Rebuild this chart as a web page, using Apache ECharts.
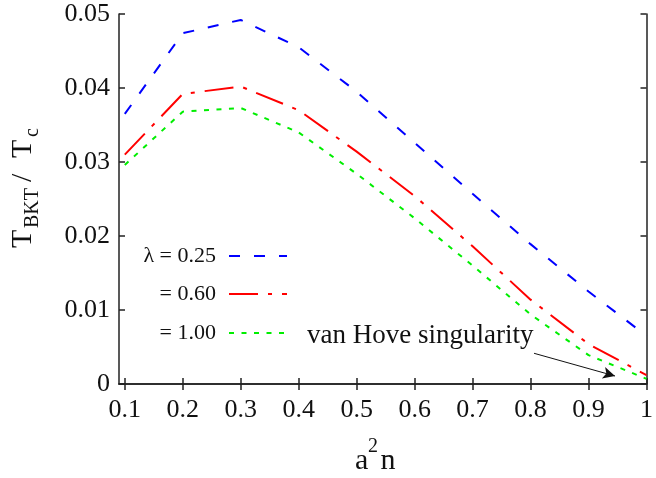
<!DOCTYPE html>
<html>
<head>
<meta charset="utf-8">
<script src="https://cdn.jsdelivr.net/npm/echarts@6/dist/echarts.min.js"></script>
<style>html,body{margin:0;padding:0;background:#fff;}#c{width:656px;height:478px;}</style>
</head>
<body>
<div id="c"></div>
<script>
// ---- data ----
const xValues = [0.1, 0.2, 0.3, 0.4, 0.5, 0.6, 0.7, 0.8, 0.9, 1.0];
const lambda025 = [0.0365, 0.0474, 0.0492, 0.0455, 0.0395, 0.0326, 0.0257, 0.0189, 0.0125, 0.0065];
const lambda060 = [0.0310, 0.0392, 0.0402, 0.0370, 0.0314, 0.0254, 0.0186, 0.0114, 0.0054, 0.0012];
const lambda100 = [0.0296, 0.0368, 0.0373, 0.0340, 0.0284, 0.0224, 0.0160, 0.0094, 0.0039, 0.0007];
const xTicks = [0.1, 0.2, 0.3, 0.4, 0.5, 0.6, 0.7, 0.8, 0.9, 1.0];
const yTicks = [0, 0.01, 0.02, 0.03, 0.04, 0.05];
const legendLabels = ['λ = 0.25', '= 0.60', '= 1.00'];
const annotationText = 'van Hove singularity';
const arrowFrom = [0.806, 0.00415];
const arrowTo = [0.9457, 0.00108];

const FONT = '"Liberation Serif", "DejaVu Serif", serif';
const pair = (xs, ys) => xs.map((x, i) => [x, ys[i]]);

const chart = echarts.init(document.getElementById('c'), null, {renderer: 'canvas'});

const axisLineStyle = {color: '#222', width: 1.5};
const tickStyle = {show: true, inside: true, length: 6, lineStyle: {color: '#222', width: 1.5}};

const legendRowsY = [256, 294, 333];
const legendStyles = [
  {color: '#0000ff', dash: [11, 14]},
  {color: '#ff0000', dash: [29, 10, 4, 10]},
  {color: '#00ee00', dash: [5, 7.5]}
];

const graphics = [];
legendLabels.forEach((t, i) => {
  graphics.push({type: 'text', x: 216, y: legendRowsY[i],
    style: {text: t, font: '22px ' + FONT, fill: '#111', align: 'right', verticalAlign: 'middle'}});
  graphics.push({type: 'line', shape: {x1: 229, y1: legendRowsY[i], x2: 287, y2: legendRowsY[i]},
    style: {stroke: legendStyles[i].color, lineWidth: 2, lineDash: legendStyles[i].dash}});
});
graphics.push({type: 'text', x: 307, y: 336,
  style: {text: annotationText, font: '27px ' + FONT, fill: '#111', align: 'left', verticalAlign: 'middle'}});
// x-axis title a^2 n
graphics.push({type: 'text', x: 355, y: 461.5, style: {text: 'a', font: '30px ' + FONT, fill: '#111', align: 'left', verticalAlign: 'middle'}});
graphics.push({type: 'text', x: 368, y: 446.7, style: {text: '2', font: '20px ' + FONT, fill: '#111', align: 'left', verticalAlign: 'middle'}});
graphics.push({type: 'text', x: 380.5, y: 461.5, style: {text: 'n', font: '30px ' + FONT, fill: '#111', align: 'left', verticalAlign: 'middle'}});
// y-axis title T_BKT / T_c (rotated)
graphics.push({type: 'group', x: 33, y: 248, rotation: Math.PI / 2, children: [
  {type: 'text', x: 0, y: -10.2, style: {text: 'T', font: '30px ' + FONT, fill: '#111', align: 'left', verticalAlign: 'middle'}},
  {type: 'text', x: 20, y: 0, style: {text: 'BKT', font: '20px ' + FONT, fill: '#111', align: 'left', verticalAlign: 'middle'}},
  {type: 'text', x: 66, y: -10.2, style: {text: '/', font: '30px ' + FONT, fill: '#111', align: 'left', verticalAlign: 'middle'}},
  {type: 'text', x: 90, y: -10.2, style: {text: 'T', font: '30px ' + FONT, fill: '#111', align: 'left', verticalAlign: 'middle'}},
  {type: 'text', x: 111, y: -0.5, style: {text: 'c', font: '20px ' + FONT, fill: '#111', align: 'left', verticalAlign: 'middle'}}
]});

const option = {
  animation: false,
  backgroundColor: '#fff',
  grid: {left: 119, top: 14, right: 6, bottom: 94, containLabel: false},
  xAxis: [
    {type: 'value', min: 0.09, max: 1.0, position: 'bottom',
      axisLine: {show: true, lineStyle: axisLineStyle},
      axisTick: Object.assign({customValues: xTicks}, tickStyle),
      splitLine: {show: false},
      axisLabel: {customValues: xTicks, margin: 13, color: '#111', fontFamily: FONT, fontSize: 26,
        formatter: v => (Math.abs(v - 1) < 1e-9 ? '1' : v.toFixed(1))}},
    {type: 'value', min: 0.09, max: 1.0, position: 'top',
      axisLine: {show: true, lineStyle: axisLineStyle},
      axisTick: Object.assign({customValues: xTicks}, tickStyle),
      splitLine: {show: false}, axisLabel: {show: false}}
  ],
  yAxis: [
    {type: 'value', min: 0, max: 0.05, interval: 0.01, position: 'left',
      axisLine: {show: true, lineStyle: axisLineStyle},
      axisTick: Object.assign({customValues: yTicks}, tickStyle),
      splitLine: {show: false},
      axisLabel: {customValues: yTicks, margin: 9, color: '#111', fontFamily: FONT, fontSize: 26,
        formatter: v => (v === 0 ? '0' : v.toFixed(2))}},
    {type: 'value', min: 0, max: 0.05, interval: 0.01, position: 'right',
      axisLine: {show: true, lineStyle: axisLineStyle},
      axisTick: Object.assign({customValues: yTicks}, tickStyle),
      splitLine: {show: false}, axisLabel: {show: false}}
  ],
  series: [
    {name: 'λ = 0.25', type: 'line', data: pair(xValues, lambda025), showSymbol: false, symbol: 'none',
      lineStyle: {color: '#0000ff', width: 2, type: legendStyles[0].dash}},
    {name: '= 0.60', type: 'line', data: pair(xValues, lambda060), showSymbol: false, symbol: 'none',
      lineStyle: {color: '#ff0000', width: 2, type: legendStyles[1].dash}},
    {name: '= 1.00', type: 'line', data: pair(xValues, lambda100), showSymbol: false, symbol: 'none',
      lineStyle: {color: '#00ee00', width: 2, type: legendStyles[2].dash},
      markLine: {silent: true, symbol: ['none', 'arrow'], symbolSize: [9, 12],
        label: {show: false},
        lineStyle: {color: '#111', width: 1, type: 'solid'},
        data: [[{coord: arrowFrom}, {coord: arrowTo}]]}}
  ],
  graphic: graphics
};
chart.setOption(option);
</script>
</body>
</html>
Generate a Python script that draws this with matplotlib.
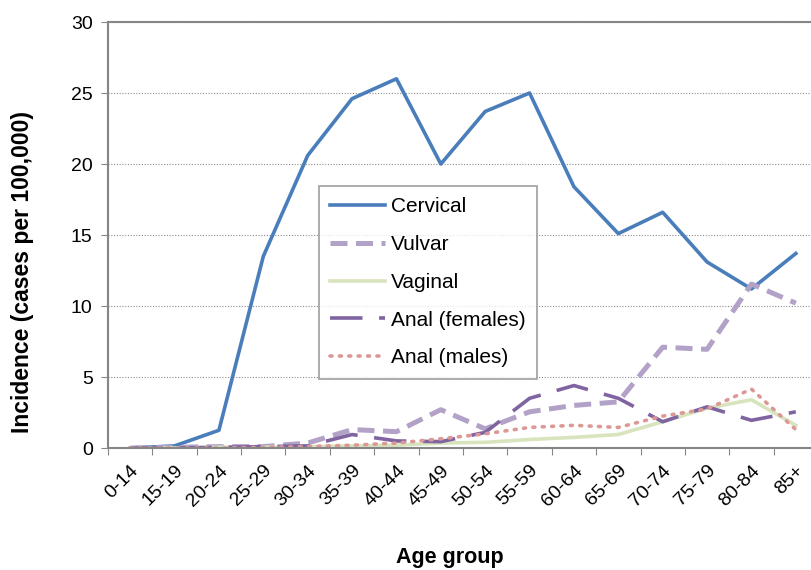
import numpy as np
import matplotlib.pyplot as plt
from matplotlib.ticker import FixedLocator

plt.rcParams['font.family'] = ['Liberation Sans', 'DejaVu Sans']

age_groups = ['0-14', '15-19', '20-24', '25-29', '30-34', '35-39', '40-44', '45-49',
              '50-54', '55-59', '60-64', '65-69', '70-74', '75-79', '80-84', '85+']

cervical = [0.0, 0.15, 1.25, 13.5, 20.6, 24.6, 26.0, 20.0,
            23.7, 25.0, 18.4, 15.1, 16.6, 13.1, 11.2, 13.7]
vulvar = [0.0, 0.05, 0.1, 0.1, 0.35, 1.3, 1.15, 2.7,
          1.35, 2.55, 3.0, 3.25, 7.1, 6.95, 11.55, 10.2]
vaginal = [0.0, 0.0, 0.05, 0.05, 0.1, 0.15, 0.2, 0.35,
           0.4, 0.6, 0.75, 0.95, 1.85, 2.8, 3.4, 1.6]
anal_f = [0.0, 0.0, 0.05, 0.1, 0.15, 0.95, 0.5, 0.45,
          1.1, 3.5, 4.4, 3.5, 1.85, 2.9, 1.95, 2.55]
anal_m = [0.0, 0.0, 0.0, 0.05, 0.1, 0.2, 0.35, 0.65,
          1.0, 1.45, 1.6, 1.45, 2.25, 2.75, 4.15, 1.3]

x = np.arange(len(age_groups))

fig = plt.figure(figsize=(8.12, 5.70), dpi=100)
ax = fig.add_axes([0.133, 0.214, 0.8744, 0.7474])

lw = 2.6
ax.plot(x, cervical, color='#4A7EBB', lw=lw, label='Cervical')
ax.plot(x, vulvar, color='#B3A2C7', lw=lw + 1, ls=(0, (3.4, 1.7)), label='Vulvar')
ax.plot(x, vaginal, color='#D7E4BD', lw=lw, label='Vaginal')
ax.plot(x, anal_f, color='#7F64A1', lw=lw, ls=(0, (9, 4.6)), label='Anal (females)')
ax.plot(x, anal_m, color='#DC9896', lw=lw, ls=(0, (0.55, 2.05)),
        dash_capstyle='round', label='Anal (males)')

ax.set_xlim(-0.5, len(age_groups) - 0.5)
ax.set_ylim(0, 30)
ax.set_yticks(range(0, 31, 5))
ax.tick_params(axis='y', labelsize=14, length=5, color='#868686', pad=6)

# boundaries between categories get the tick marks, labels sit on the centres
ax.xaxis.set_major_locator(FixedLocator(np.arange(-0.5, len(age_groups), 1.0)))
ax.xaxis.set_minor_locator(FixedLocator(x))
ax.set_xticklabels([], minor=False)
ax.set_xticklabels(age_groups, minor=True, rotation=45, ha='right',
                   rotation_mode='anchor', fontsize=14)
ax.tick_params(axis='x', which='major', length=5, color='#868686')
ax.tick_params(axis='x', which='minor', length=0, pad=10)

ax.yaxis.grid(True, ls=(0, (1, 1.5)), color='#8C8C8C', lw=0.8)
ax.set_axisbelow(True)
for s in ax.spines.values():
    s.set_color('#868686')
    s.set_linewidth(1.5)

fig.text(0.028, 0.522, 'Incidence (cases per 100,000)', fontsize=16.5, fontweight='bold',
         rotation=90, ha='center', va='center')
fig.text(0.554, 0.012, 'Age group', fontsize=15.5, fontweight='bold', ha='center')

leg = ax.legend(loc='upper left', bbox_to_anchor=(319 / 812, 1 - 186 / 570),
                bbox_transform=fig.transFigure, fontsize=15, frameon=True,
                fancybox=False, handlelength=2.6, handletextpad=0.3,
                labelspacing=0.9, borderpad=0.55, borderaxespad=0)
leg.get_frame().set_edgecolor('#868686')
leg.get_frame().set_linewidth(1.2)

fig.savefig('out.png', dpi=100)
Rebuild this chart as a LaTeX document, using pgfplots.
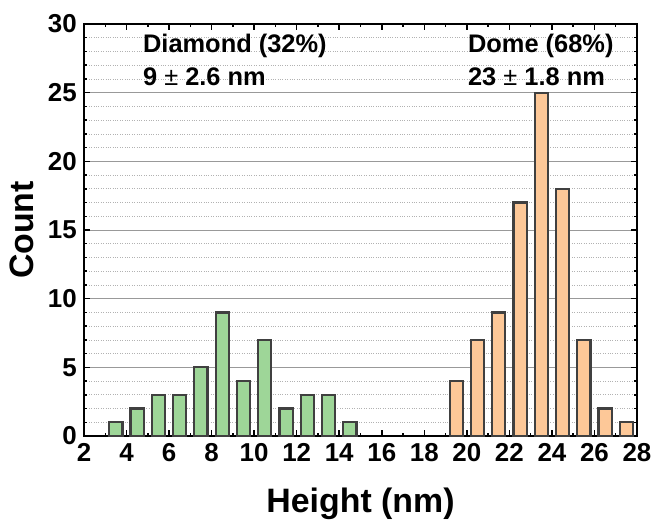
☆ ☆ ☆ ☆ ☆
Goal
From the records above, extract the lines from the one holding "Generate a Python" through the one holding "plt.rcParams['font.family'] = ['Liberation", word for word; omit the pictures.

Completed task
Generate a Python script that draws this with matplotlib.
import numpy as np
import matplotlib.pyplot as plt
from matplotlib.ticker import FixedLocator

plt.rcParams['font.family'] = ['Liberation Sans', 'DejaVu Sans']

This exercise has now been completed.